Research: HOGEBOOM and colleagues,

Listed in Issue 80

Abstract

HOGEBOOM and colleagues, Department of Epidemiology Biostatistics, University of California-San Francisco, 94118, USA, E: hogeboom@dnai.com, assessed the reliability of diagnosis and treatment of chronic low-back pain using Traditional Chinese Medicine (TCM) among acupuncturists.

Background

Methodology

Six TCM acupuncturists assessed the same six patients on the same day. Outcome measures were TCM diagnosis, acupoint prescriptions and auxiliary treatment recommendations.

Results

The acupuncturists used 20 diagnoses and 65 acupoints at least once. Most acupuncturists gave a diagnosis of Qi/Blood Stagnation with Kidney Deficiency and used the acupoint UB23 for every patient . Consistency of diagnostic details and use of other acupoints were poor among the acupuncturists. For a subgroup of patients, no diagnoses, and only one acupoint, were used preferentially.
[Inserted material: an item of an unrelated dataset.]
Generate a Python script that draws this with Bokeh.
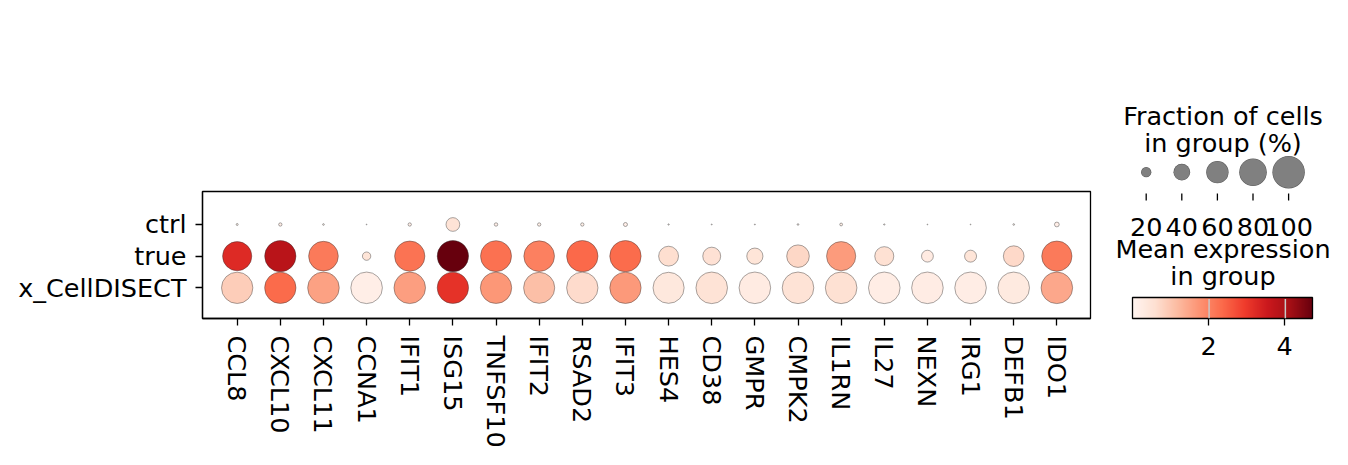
import numpy as np
from bokeh.plotting import figure
from bokeh.models import (Range1d, LinearColorMapper, ColumnDataSource, ColorBar, FixedTicker)
from bokeh.transform import transform
from bokeh.core.properties import value
from bokeh.embed import file_html
from bokeh.resources import INLINE

# ---------------- data ----------------
genes = ["CCL8", "CXCL10", "CXCL11", "CCNA1", "IFIT1", "ISG15", "TNFSF10", "IFIT2",
         "RSAD2", "IFIT3", "HES4", "CD38", "GMPR", "CMPK2", "IL1RN", "IL27", "NEXN",
         "IRG1", "DEFB1", "IDO1"]
groups = ["ctrl", "true", "x_CellDISECT"]

# fraction of cells expressing (%)
frac_ctrl = [2.5, 5, 2, 0.8, 5, 33, 5.2, 5, 5, 6.4, 1.5, 1, 1, 2, 4, 1.5, 0.8, 0.8, 2, 8]
frac_true = [90, 98.7, 92, 17, 94.5, 99, 97.5, 96, 99, 99, 54, 47, 41, 64, 90, 51, 27, 27.5, 57, 94.5]
frac_xcd = [99, 99, 100, 100, 100, 99, 99, 98, 99, 99, 98, 100, 100, 100, 100, 100, 100, 100, 100, 100]

# mean expression in group
expr_ctrl = [0.1, 0.2, 0.1, 0.0, 0.2, 0.52, 0.2, 0.15, 0.15, 0.2, 0.05, 0.05, 0.03, 0.1, 0.15, 0.05, 0.02, 0.02, 0.1, 0.2]
expr_true = [3.24, 3.81, 2.13, 0.47, 2.23, 4.73, 2.27, 2.04, 2.37, 2.34, 0.62, 0.57, 0.48, 0.75, 1.65, 0.59, 0.28, 0.47, 0.71, 2.13]
expr_xcd = [0.9, 2.36, 1.56, 0.19, 1.6, 3.11, 1.71, 1.11, 0.67, 1.68, 0.38, 0.52, 0.28, 0.52, 0.59, 0.24, 0.25, 0.24, 0.33, 1.47]

size_legend_values = [20, 40, 60, 80, 100]
colorbar_ticks = [2, 4]

# ---------------- styling helpers ----------------
FONT = "DejaVu Sans"
FS = "25.5px"
MAX_DIAM = 31.6          # pixel diameter for 100 %
SIZE_EXP = 1.5           # scanpy size exponent (area ~ frac**1.5)

reds9 = ["#fff5f0", "#fee0d2", "#fcbba1", "#fc9272", "#fb6a4a", "#ef3b2c", "#cb181d", "#a50f15", "#67000d"]


def interp_palette(stops, n=256):
    rgb = np.array([[int(c[i:i + 2], 16) for i in (1, 3, 5)] for c in stops], float)
    pos = np.linspace(0, 1, len(stops))
    t = np.linspace(0, 1, n)
    out = []
    for tt in t:
        r = np.interp(tt, pos, rgb[:, 0]); g = np.interp(tt, pos, rgb[:, 1]); b = np.interp(tt, pos, rgb[:, 2])
        out.append("#%02x%02x%02x" % (int(round(r)), int(round(g)), int(round(b))))
    return out


palette = interp_palette(reds9)
all_expr = expr_ctrl + expr_true + expr_xcd
vmin, vmax = min(all_expr), max(all_expr)
mapper = LinearColorMapper(palette=palette, low=vmin, high=vmax)


def diam(frac):
    f = np.asarray(frac, float) / 100.0
    return MAX_DIAM * np.sqrt(f ** SIZE_EXP)


gene_pos = list(range(len(genes)))
group_pos = list(range(len(groups)))
xs, ys, fr, ex = [], [], [], []
for gi, fl, el in zip(group_pos, [frac_ctrl, frac_true, frac_xcd], [expr_ctrl, expr_true, expr_xcd]):
    xs += gene_pos
    ys += [gi] * len(genes)
    fr += fl
    ex += el
src = ColumnDataSource(dict(x=xs, y=ys, frac=fr, expr=ex, size=diam(fr)))

# ---------------- main dot plot ----------------
W, H = 1348, 465
FL, FR, FT, FB = 202, 1090, 191, 318   # frame edges in window pixels
p = figure(width=W, height=H,
           x_range=Range1d(-0.804, len(genes) - 1 + 0.78),
           y_range=Range1d(len(groups) - 1 + 0.969, -1.042),
           output_backend="svg", toolbar_location=None,
           min_border_left=FL, min_border_right=W - FR, min_border_top=FT, min_border_bottom=H - FB)
# pixel-like helper ranges for the side legend
p.extra_x_ranges = {"px": Range1d(FL, FR)}
p.extra_y_ranges = {"px": Range1d(FB, FT)}

p.scatter(x="x", y="y", size="size", source=src,
          fill_color=transform("expr", mapper), line_color="#333333", line_width=0.5, line_alpha=0.85)

p.grid.visible = False
p.outline_line_color = "black"
p.outline_line_width = 1.3
p.outline_line_alpha = 1.0
p.xaxis.ticker = FixedTicker(ticks=gene_pos)
p.xaxis.major_label_overrides = {i: g for i, g in zip(gene_pos, genes)}
p.yaxis.ticker = FixedTicker(ticks=group_pos)
p.yaxis.major_label_overrides = {i: g for i, g in zip(group_pos, groups)}
for ax in (p.xaxis[0], p.yaxis[0]):
    ax.major_label_text_font = FONT
    ax.major_label_text_font_size = FS
    ax.major_label_text_color = "black"
    ax.major_tick_out = 7
    ax.major_tick_in = 0
    ax.major_tick_line_width = 1.3
    ax.major_tick_line_color = "black"
    ax.axis_line_width = 1.3
    ax.axis_line_color = "black"
    ax.minor_tick_line_color = None
p.xaxis.major_label_orientation = "vertical"
p.xaxis.major_label_standoff = 10
p.yaxis.major_label_standoff = 9

# ---------------- side legend (overlay-level glyphs, not clipped to the frame) ----------------
OV = dict(level="overlay", x_range_name="px", y_range_name="px")
TXT = dict(text_font=value(FONT), text_font_size=value(FS), text_color="black",
           text_align="center", text_baseline="alphabetic")

cx = 1222.5
p.text(x=[cx, cx, cx, cx], y=[115, 142, 248, 275],
       text=["Fraction of cells", "in group (%)", "Mean expression", "in group"], **TXT, **OV)

leg_x = [1145.7 + 35.6 * i for i in range(len(size_legend_values))]
n_leg = len(size_legend_values)
leg_d = diam(size_legend_values)
dot_src = ColumnDataSource(dict(x0=leg_x, x1=[x + 0.01 for x in leg_x], y=[171.7] * n_leg,
                                w_edge=leg_d + 0.8, w_fill=leg_d - 0.2))
# size-legend dots: round-capped zero-length strokes (outline stroke, then fill stroke)
p.segment(x0="x0", x1="x1", y0="y", y1="y", line_width="w_edge", line_color="#5a5a5a",
          line_cap="round", source=dot_src, **OV)
p.segment(x0="x0", x1="x1", y0="y", y1="y", line_width="w_fill", line_color="#808080",
          line_cap="round", source=dot_src, **OV)
p.segment(x0=leg_x, x1=leg_x, y0=[193] * n_leg, y1=[200] * n_leg, line_color="black", line_width=1.3, **OV)
p.text(x=leg_x, y=[226.5] * n_leg, text=[str(v) for v in size_legend_values], **TXT, **OV)

# colour bar
cb_x0, cb_x1, cb_top, cb_bot = 1132.3, 1312.7, 297.3, 319.0
cb = ColorBar(color_mapper=mapper, orientation="horizontal",
              location=(int(cb_x0 - FL), -39), width=int(cb_x1 - cb_x0), height=int(cb_bot - cb_top),
              padding=0, margin=0, ticker=FixedTicker(ticks=colorbar_ticks),
              major_tick_in=0, major_tick_out=7, major_tick_line_color="black", major_tick_line_width=1.3,
              bar_line_color="black", bar_line_width=1.3, label_standoff=11,
              major_label_text_font=FONT, major_label_text_font_size=FS, major_label_text_color="black",
              background_fill_color=None, border_line_color=None)
p.add_layout(cb)
scale = (cb_x1 - cb_x0) / (vmax - vmin)
tick_x = [cb_x0 + (t - vmin) * scale for t in colorbar_ticks]
p.segment(x0=tick_x, x1=tick_x, y0=[cb_top + 1.2] * len(tick_x), y1=[cb_bot - 1.2] * len(tick_x),
          line_color="#c8c8c8", line_width=1.5, **OV)

open("out.html", "w").write(file_html(p, INLINE))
Some diagnoses and treatment recommendations were practitioner-, rather than patient-, dependent. Fine-grained diagnoses and most acupoints bore no relationship with either the patient or the acupuncturist.

Conclusion

There were wide variations in TCM diagnoses and treatment recommendations for individual patients with low-back pain among the acupuncturists assessed. Lack of consistency among acupuncturists may make it difficult to evaluate or replicate clinical trials of acupuncture that use an individualized treatment. It would be useful to develop a standardized TCM treatment approach and evaluate this in comparison with individualized treatment, to assess which, if any, is superior in terms of inter-rater reliability .

References

Hogeboom CJ et al. Variation in diagnosis and treatment of chronic low back pain by traditional Chinese medicine acupuncturists. Complementary Therapies in Medicine 9 (3): 154-66. Sep 2001.